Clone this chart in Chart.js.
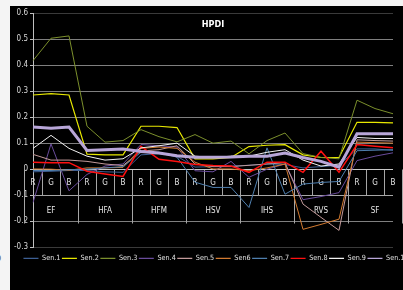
<!DOCTYPE html>
<html>
<head>
<meta charset="utf-8">
<script src="https://cdn.jsdelivr.net/npm/chart.js@4.4.0/dist/chart.umd.min.js"></script>
<style>
html,body{margin:0;padding:0;width:403px;height:290px;overflow:hidden;background:#f4f4f4}
#box{position:absolute;left:10px;top:6px;width:412px;height:284px;background:#000}
#frag{position:absolute;left:-4px;top:253px;font:9px "Liberation Sans",Arial,sans-serif;color:#555}
</style>
</head>
<body>
<span id="frag">0</span>
<div id="box"><canvas id="chart"></canvas></div>
<script>

const titleText="HPDI"
const categories=["EF","HFA","HFM","HSV","IHS","RVS","SF"]
const channels=["R","G","B"]
const yTickLabels=["-0.3","-0.2","-0.1","0","0.1","0.2","0.3","0.4","0.5","0.6"]
const seriesNames=["Sen.1","Sen.2","Sen.3","Sen.4","Sen.5","Sen6","Sen.7","Sen.8","Sen.9","Sen.10"]

const sen1=[-0.01,-0.008,-0.005, -0.005,-0.01,-0.012, 0.055,0.06,0.05, 0.008,0.01,0.012, 0.015,0.02,0.018, 0.005,0.01,0.015, 0.078,0.078,0.072]
const sen2=[0.285,0.29,0.285, 0.058,0.055,0.055, 0.165,0.165,0.16, 0.04,0.04,0.045, 0.087,0.092,0.094, 0.055,0.045,0.045, 0.18,0.18,0.178]
const sen3=[0.417,0.503,0.512, 0.165,0.104,0.11, 0.152,0.125,0.105, 0.133,0.1,0.108, 0.059,0.11,0.139, 0.06,0.045,0.04, 0.265,0.233,0.213]
const sen4=[-0.128,0.097,-0.083, -0.02,0.012,0.02, 0.095,0.09,0.085, -0.006,-0.01,0.03, -0.031,0.0,0.02, -0.117,-0.105,-0.09, 0.033,0.05,0.063]
const sen5=[0.057,0.035,0.035, 0.03,0.02,0.014, 0.07,0.075,0.09, 0.02,0.01,0.01, 0.015,0.02,0.025, -0.134,-0.185,-0.235, 0.113,0.11,0.108]
const sen6=[0.001,0,-0.004, 0.005,0.005,0.007, 0.08,0.085,0.08, 0.027,0.001,0.001, -0.006,0.005,0.02, -0.231,-0.212,-0.192, 0.104,0.102,0.1]
const sen7=[-0.005,-0.005,-0.002, 0,0.005,0.01, 0.065,0.065,0.046, -0.05,-0.07,-0.07, -0.147,0.082,-0.096, -0.057,-0.051,-0.047, 0.071,0.073,0.075]
const sen8=[0.027,0.025,0.025, -0.008,-0.018,-0.028, 0.088,0.038,0.03, 0.018,0.014,0.012, -0.012,0.027,0.027, -0.012,0.069,-0.012, 0.095,0.088,0.082]
const sen9=[0.08,0.13,0.08, 0.05,0.035,0.04, 0.082,0.09,0.1, 0.05,0.045,0.05, 0.05,0.065,0.075, 0.035,0.012,0.02, 0.122,0.118,0.118]
const sen10=[0.162,0.157,0.162, 0.072,0.075,0.078, 0.068,0.062,0.052, 0.046,0.046,0.047, 0.05,0.05,0.062, 0.045,0.03,0.008, 0.136,0.136,0.136]

const seriesValues=[sen1,sen2,sen3,sen4,sen5,sen6,sen7,sen8,sen9,sen10]
const seriesColors=["#3d5f94","#e8e800","#7b8f2c","#6a4c9c","#c39a9a","#d27a30","#4f7fae","#ff1010","#f2f2f2","#b8a6d8"]
const seriesWidths=[1,1.2,1,1,1,1,1,1.5,1,3]

const fontFam='"Liberation Sans Narrow","DejaVu Sans Condensed","Liberation Sans",Arial,sans-serif'

// R G B row labels, one per point
let labels=[]
categories.forEach(c=>channels.forEach(ch=>labels.push(ch)))

const datasets=seriesValues.map((vals,i)=>({
label:seriesNames[i],
data:vals,
borderColor:seriesColors[i],
backgroundColor:seriesColors[i],
borderWidth:seriesWidths[i],
pointRadius:0,
tension:0,
order:seriesValues.length-i
}))

// category "table" under the zero line, and the title inside the plot
const tablePlugin={
id:"catTable",
beforeDatasetsDraw(chart){
const ctx=chart.ctx
const x=chart.scales.x
const y=chart.scales.y
const a=chart.chartArea
const y0=Math.round(y.getPixelForValue(0))+0.5
const y1=Math.round(y.getPixelForValue(-0.1))+0.5
const y2=Math.round(y.getPixelForValue(-0.2))+0.5
ctx.save()
ctx.lineWidth=1
ctx.strokeStyle="#a6a6a6"
ctx.beginPath()
ctx.moveTo(a.left,y1)
ctx.lineTo(a.right,y1)
for(let i=0;i<=labels.length;i++){
const xb=Math.round(x.getPixelForValue(i-0.5))+0.5
ctx.moveTo(xb,y0)
ctx.lineTo(xb,i%3==0?y2+2:y1)
}
ctx.stroke()
ctx.strokeStyle="#c8c8c8"
ctx.beginPath()
ctx.moveTo(a.left,y0)
ctx.lineTo(a.right,y0)
ctx.stroke()
ctx.fillStyle="#e8e8e8"
ctx.font="8px "+fontFam
ctx.textAlign="center"
ctx.textBaseline="middle"
labels.forEach((t,i)=>ctx.fillText(t,x.getPixelForValue(i),(y0+y1)/2))
categories.forEach((t,g)=>ctx.fillText(t,x.getPixelForValue(g*3+1),(y1+y2)/2+2))
ctx.restore()
},
afterDatasetsDraw(chart){
const ctx=chart.ctx
const a=chart.chartArea
ctx.save()
ctx.fillStyle="#ffffff"
ctx.font="bold 9px "+fontFam
ctx.textAlign="center"
ctx.textBaseline="middle"
ctx.fillText(titleText,(a.left+a.right)/2,a.top+12)
ctx.restore()
}
}

const ctx=document.getElementById("chart")

new Chart(ctx,{
type:"line",
data:{labels:labels,datasets:datasets},
plugins:[tablePlugin],
options:{
responsive:true,
maintainAspectRatio:false,
animation:false,
layout:{padding:{top:7,right:0,bottom:18,left:0}},
scales:{
x:{
display:true,
ticks:{display:false},
grid:{display:false,drawTicks:false},
border:{display:false},
afterFit(s){s.height=6}
},
y:{
min:-0.3,
max:0.6,
ticks:{
stepSize:0.1,
color:"#d9d9d9",
font:{size:8,family:fontFam},
padding:2,
callback:(v,i)=>yTickLabels[i]
},
grid:{
color:c=>(c.tick&&(Math.abs(c.tick.value-0.6)<1e-6||Math.abs(c.tick.value+0.3)<1e-6))?"#3a3a3a":"#7f7f7f",
tickColor:"#bfbfbf",
tickLength:3
},
border:{color:"#bfbfbf"},
afterFit(s){s.width=23}
},
yr:{
position:"right",
display:true,
min:-0.3,
max:0.6,
ticks:{display:false},
grid:{display:false,drawTicks:false},
border:{display:false},
afterFit(s){s.width=29}
}
},
plugins:{
title:{display:false},
tooltip:{enabled:false},
legend:{
position:"bottom",
labels:{
color:"#e0e0e0",
font:{size:7.2,family:fontFam},
usePointStyle:true,
pointStyle:"line",
pointStyleWidth:15,
padding:1.5,
generateLabels:chart=>{
const items=Chart.defaults.plugins.legend.labels.generateLabels(chart)
items.forEach(it=>{it.lineWidth=1.2})
return items
},
sort:(a,b)=>a.datasetIndex-b.datasetIndex
}
}
}
}
})

</script>
</body>
</html>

===

> **Exercise directions**:
Quote every line word for word and keep the images out of the copy.

> **Reply**:
Clone this chart in Chart.js.
<!DOCTYPE html>
<html>
<head>
<meta charset="utf-8">
<script src="https://cdn.jsdelivr.net/npm/chart.js@4.4.0/dist/chart.umd.min.js"></script>
<style>
html,body{margin:0;padding:0;width:403px;height:290px;overflow:hidden;background:#f4f4f4}
#box{position:absolute;left:10px;top:6px;width:412px;height:284px;background:#000}
#frag{position:absolute;left:-4px;top:253px;font:9px "Liberation Sans",Arial,sans-serif;color:#555}
</style>
</head>
<body>
<span id="frag">0</span>
<div id="box"><canvas id="chart"></canvas></div>
<script>

const titleText="HPDI"
const categories=["EF","HFA","HFM","HSV","IHS","RVS","SF"]
const channels=["R","G","B"]
const yTickLabels=["-0.3","-0.2","-0.1","0","0.1","0.2","0.3","0.4","0.5","0.6"]
const seriesNames=["Sen.1","Sen.2","Sen.3","Sen.4","Sen.5","Sen6","Sen.7","Sen.8","Sen.9","Sen.10"]

const sen1=[-0.01,-0.008,-0.005, -0.005,-0.01,-0.012, 0.055,0.06,0.05, 0.008,0.01,0.012, 0.015,0.02,0.018, 0.005,0.01,0.015, 0.078,0.078,0.072]
const sen2=[0.285,0.29,0.285, 0.058,0.055,0.055, 0.165,0.165,0.16, 0.04,0.04,0.045, 0.087,0.092,0.094, 0.055,0.045,0.045, 0.18,0.18,0.178]
const sen3=[0.417,0.503,0.512, 0.165,0.104,0.11, 0.152,0.125,0.105, 0.133,0.1,0.108, 0.059,0.11,0.139, 0.06,0.045,0.04, 0.265,0.233,0.213]
const sen4=[-0.128,0.097,-0.083, -0.02,0.012,0.02, 0.095,0.09,0.085, -0.006,-0.01,0.03, -0.031,0.0,0.02, -0.117,-0.105,-0.09, 0.033,0.05,0.063]
const sen5=[0.057,0.035,0.035, 0.03,0.02,0.014, 0.07,0.075,0.09, 0.02,0.01,0.01, 0.015,0.02,0.025, -0.134,-0.185,-0.235, 0.113,0.11,0.108]
const sen6=[0.001,0,-0.004, 0.005,0.005,0.007, 0.08,0.085,0.08, 0.027,0.001,0.001, -0.006,0.005,0.02, -0.231,-0.212,-0.192, 0.104,0.102,0.1]
const sen7=[-0.005,-0.005,-0.002, 0,0.005,0.01, 0.065,0.065,0.046, -0.05,-0.07,-0.07, -0.147,0.082,-0.096, -0.057,-0.051,-0.047, 0.071,0.073,0.075]
const sen8=[0.027,0.025,0.025, -0.008,-0.018,-0.028, 0.088,0.038,0.03, 0.018,0.014,0.012, -0.012,0.027,0.027, -0.012,0.069,-0.012, 0.095,0.088,0.082]
const sen9=[0.08,0.13,0.08, 0.05,0.035,0.04, 0.082,0.09,0.1, 0.05,0.045,0.05, 0.05,0.065,0.075, 0.035,0.012,0.02, 0.122,0.118,0.118]
const sen10=[0.162,0.157,0.162, 0.072,0.075,0.078, 0.068,0.062,0.052, 0.046,0.046,0.047, 0.05,0.05,0.062, 0.045,0.03,0.008, 0.136,0.136,0.136]

const seriesValues=[sen1,sen2,sen3,sen4,sen5,sen6,sen7,sen8,sen9,sen10]
const seriesColors=["#3d5f94","#e8e800","#7b8f2c","#6a4c9c","#c39a9a","#d27a30","#4f7fae","#ff1010","#f2f2f2","#b8a6d8"]
const seriesWidths=[1,1.2,1,1,1,1,1,1.5,1,3]

const fontFam='"Liberation Sans Narrow","DejaVu Sans Condensed","Liberation Sans",Arial,sans-serif'

// R G B row labels, one per point
let labels=[]
categories.forEach(c=>channels.forEach(ch=>labels.push(ch)))

const datasets=seriesValues.map((vals,i)=>({
label:seriesNames[i],
data:vals,
borderColor:seriesColors[i],
backgroundColor:seriesColors[i],
borderWidth:seriesWidths[i],
pointRadius:0,
tension:0,
order:seriesValues.length-i
}))

// category "table" under the zero line, and the title inside the plot
const tablePlugin={
id:"catTable",
beforeDatasetsDraw(chart){
const ctx=chart.ctx
const x=chart.scales.x
const y=chart.scales.y
const a=chart.chartArea
const y0=Math.round(y.getPixelForValue(0))+0.5
const y1=Math.round(y.getPixelForValue(-0.1))+0.5
const y2=Math.round(y.getPixelForValue(-0.2))+0.5
ctx.save()
ctx.lineWidth=1
ctx.strokeStyle="#a6a6a6"
ctx.beginPath()
ctx.moveTo(a.left,y1)
ctx.lineTo(a.right,y1)
for(let i=0;i<=labels.length;i++){
const xb=Math.round(x.getPixelForValue(i-0.5))+0.5
ctx.moveTo(xb,y0)
ctx.lineTo(xb,i%3==0?y2+2:y1)
}
ctx.stroke()
ctx.strokeStyle="#c8c8c8"
ctx.beginPath()
ctx.moveTo(a.left,y0)
ctx.lineTo(a.right,y0)
ctx.stroke()
ctx.fillStyle="#e8e8e8"
ctx.font="8px "+fontFam
ctx.textAlign="center"
ctx.textBaseline="middle"
labels.forEach((t,i)=>ctx.fillText(t,x.getPixelForValue(i),(y0+y1)/2))
categories.forEach((t,g)=>ctx.fillText(t,x.getPixelForValue(g*3+1),(y1+y2)/2+2))
ctx.restore()
},
afterDatasetsDraw(chart){
const ctx=chart.ctx
const a=chart.chartArea
ctx.save()
ctx.fillStyle="#ffffff"
ctx.font="bold 9px "+fontFam
ctx.textAlign="center"
ctx.textBaseline="middle"
ctx.fillText(titleText,(a.left+a.right)/2,a.top+12)
ctx.restore()
}
}

const ctx=document.getElementById("chart")

new Chart(ctx,{
type:"line",
data:{labels:labels,datasets:datasets},
plugins:[tablePlugin],
options:{
responsive:true,
maintainAspectRatio:false,
animation:false,
layout:{padding:{top:7,right:0,bottom:18,left:0}},
scales:{
x:{
display:true,
ticks:{display:false},
grid:{display:false,drawTicks:false},
border:{display:false},
afterFit(s){s.height=6}
},
y:{
min:-0.3,
max:0.6,
ticks:{
stepSize:0.1,
color:"#d9d9d9",
font:{size:8,family:fontFam},
padding:2,
callback:(v,i)=>yTickLabels[i]
},
grid:{
color:c=>(c.tick&&(Math.abs(c.tick.value-0.6)<1e-6||Math.abs(c.tick.value+0.3)<1e-6))?"#3a3a3a":"#7f7f7f",
tickColor:"#bfbfbf",
tickLength:3
},
border:{color:"#bfbfbf"},
afterFit(s){s.width=23}
},
yr:{
position:"right",
display:true,
min:-0.3,
max:0.6,
ticks:{display:false},
grid:{display:false,drawTicks:false},
border:{display:false},
afterFit(s){s.width=29}
}
},
plugins:{
title:{display:false},
tooltip:{enabled:false},
legend:{
position:"bottom",
labels:{
color:"#e0e0e0",
font:{size:7.2,family:fontFam},
usePointStyle:true,
pointStyle:"line",
pointStyleWidth:15,
padding:1.5,
generateLabels:chart=>{
const items=Chart.defaults.plugins.legend.labels.generateLabels(chart)
items.forEach(it=>{it.lineWidth=1.2})
return items
},
sort:(a,b)=>a.datasetIndex-b.datasetIndex
}
}
}
}
})

</script>
</body>
</html>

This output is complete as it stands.